▶ **What the task requires**
Produce an exact copy of all the data below, dropping every image.

◆ ◆ ◆ ◆ ◆ ◆ ◆

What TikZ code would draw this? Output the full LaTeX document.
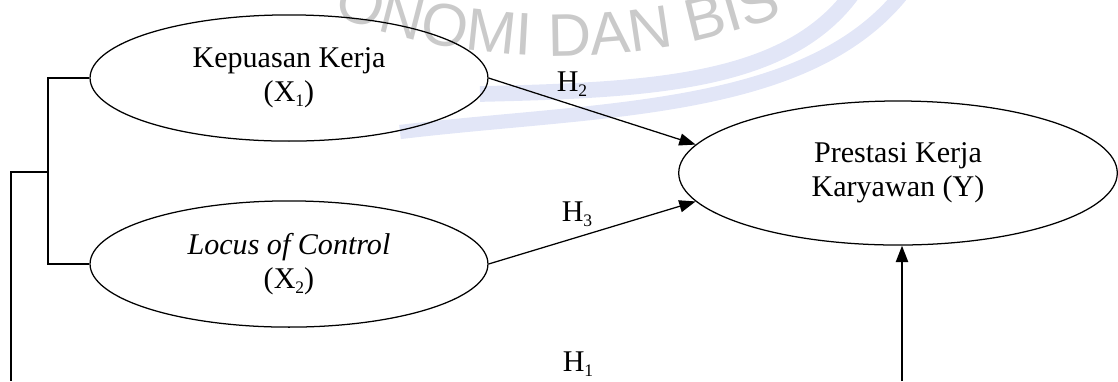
\documentclass[tikz,border=0pt]{standalone}
\usepackage{fontspec}
\setmainfont{Liberation Serif}
\newfontfamily\wmfont{Liberation Sans}
\usepackage{tikz}
\usetikzlibrary{
    positioning,
    arrows.meta,
    shapes.geometric,
    decorations.text
}
\definecolor{wmGray}{RGB}{202, 202, 202}
\definecolor{wmBlue}{RGB}{226, 230, 247}
\newcommand{\lowsub}[1]{\raisebox{-0.35ex}{\scriptsize #1}}

\begin{document}
\begin{tikzpicture}[x=0.01403cm, y=-0.01403cm, >={Triangle[length=2.3mm, width=1.7mm]},
    var/.style={ellipse, draw, line width=0.5pt, inner sep=0pt, align=center,
        font=\fontsize{12}{13.5}\selectfont},
    link/.style={->, line width=0.5pt},
    hlab/.style={inner sep=0pt, font=\fontsize{12}{13.5}\selectfont}]
    \useasboundingbox (0,0) rectangle (1118,381);

    % watermark
    \draw[wmBlue, line width=0.22cm] (480,94) .. controls (650,90) and (790,84) .. (855,-10);
    \draw[wmBlue, line width=0.2cm] (400,132) .. controls (600,108) and (810,114) .. (905,-10);
    \path[decorate, decoration={text along path, text align=center,
        text={|\wmfont\fontsize{24}{26}\selectfont\color{wmGray}|ONOMI DAN BIS}}]
        (558,-584) ++(113:640) arc[start angle=113, end angle=67, radius=640];

    % variabel
    \node[var, minimum width=5.58cm, minimum height=1.77cm] (X1) at (289,78)
        {Kepuasan Kerja\\(X\lowsub{1})};
    \node[var, minimum width=5.58cm, minimum height=1.77cm] (X2) at (289,264)
        {\textit{Locus of Control}\\(X\lowsub{2})};
    \node[var, minimum width=6.15cm, minimum height=2.02cm] (Y) at (898,173)
        {Prestasi Kerja\\Karyawan (Y)};

    % hipotesis
    \node[hlab] (H2) at (572,84) {H\lowsub{2}};
    \node[hlab] (H3) at (577,214) {H\lowsub{3}};
    \node[hlab] (H1) at (578,364) {H\lowsub{1}};

    % garis penghubung
    \coordinate (br) at (48,172);
    \coordinate (lb) at (11,381);
    \coordinate (yin) at (902,381);
    \draw[line width=0.5pt] (X1.west) -| (br) |- (X2.west);
    \draw[line width=0.8pt] (br) -| (lb);
    \draw[link] (X1.east) -- (Y.172);
    \draw[link] (X2.east) -- (Y.188);
    \draw[link, line width=0.8pt] (yin) -- (yin |- Y.south);
\end{tikzpicture}
\end{document}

◆ ◆ ◆ ◆ ◆ ◆ ◆

▶ **Finished task**
What TikZ code would draw this? Output the full LaTeX document.
\documentclass[tikz,border=0pt]{standalone}
\usepackage{fontspec}
\setmainfont{Liberation Serif}
\newfontfamily\wmfont{Liberation Sans}
\usepackage{tikz}
\usetikzlibrary{
    positioning,
    arrows.meta,
    shapes.geometric,
    decorations.text
}
\definecolor{wmGray}{RGB}{202, 202, 202}
\definecolor{wmBlue}{RGB}{226, 230, 247}
\newcommand{\lowsub}[1]{\raisebox{-0.35ex}{\scriptsize #1}}

\begin{document}
\begin{tikzpicture}[x=0.01403cm, y=-0.01403cm, >={Triangle[length=2.3mm, width=1.7mm]},
    var/.style={ellipse, draw, line width=0.5pt, inner sep=0pt, align=center,
        font=\fontsize{12}{13.5}\selectfont},
    link/.style={->, line width=0.5pt},
    hlab/.style={inner sep=0pt, font=\fontsize{12}{13.5}\selectfont}]
    \useasboundingbox (0,0) rectangle (1118,381);

    % watermark
    \draw[wmBlue, line width=0.22cm] (480,94) .. controls (650,90) and (790,84) .. (855,-10);
    \draw[wmBlue, line width=0.2cm] (400,132) .. controls (600,108) and (810,114) .. (905,-10);
    \path[decorate, decoration={text along path, text align=center,
        text={|\wmfont\fontsize{24}{26}\selectfont\color{wmGray}|ONOMI DAN BIS}}]
        (558,-584) ++(113:640) arc[start angle=113, end angle=67, radius=640];

    % variabel
    \node[var, minimum width=5.58cm, minimum height=1.77cm] (X1) at (289,78)
        {Kepuasan Kerja\\(X\lowsub{1})};
    \node[var, minimum width=5.58cm, minimum height=1.77cm] (X2) at (289,264)
        {\textit{Locus of Control}\\(X\lowsub{2})};
    \node[var, minimum width=6.15cm, minimum height=2.02cm] (Y) at (898,173)
        {Prestasi Kerja\\Karyawan (Y)};

    % hipotesis
    \node[hlab] (H2) at (572,84) {H\lowsub{2}};
    \node[hlab] (H3) at (577,214) {H\lowsub{3}};
    \node[hlab] (H1) at (578,364) {H\lowsub{1}};

    % garis penghubung
    \coordinate (br) at (48,172);
    \coordinate (lb) at (11,381);
    \coordinate (yin) at (902,381);
    \draw[line width=0.5pt] (X1.west) -| (br) |- (X2.west);
    \draw[line width=0.8pt] (br) -| (lb);
    \draw[link] (X1.east) -- (Y.172);
    \draw[link] (X2.east) -- (Y.188);
    \draw[link, line width=0.8pt] (yin) -- (yin |- Y.south);
\end{tikzpicture}
\end{document}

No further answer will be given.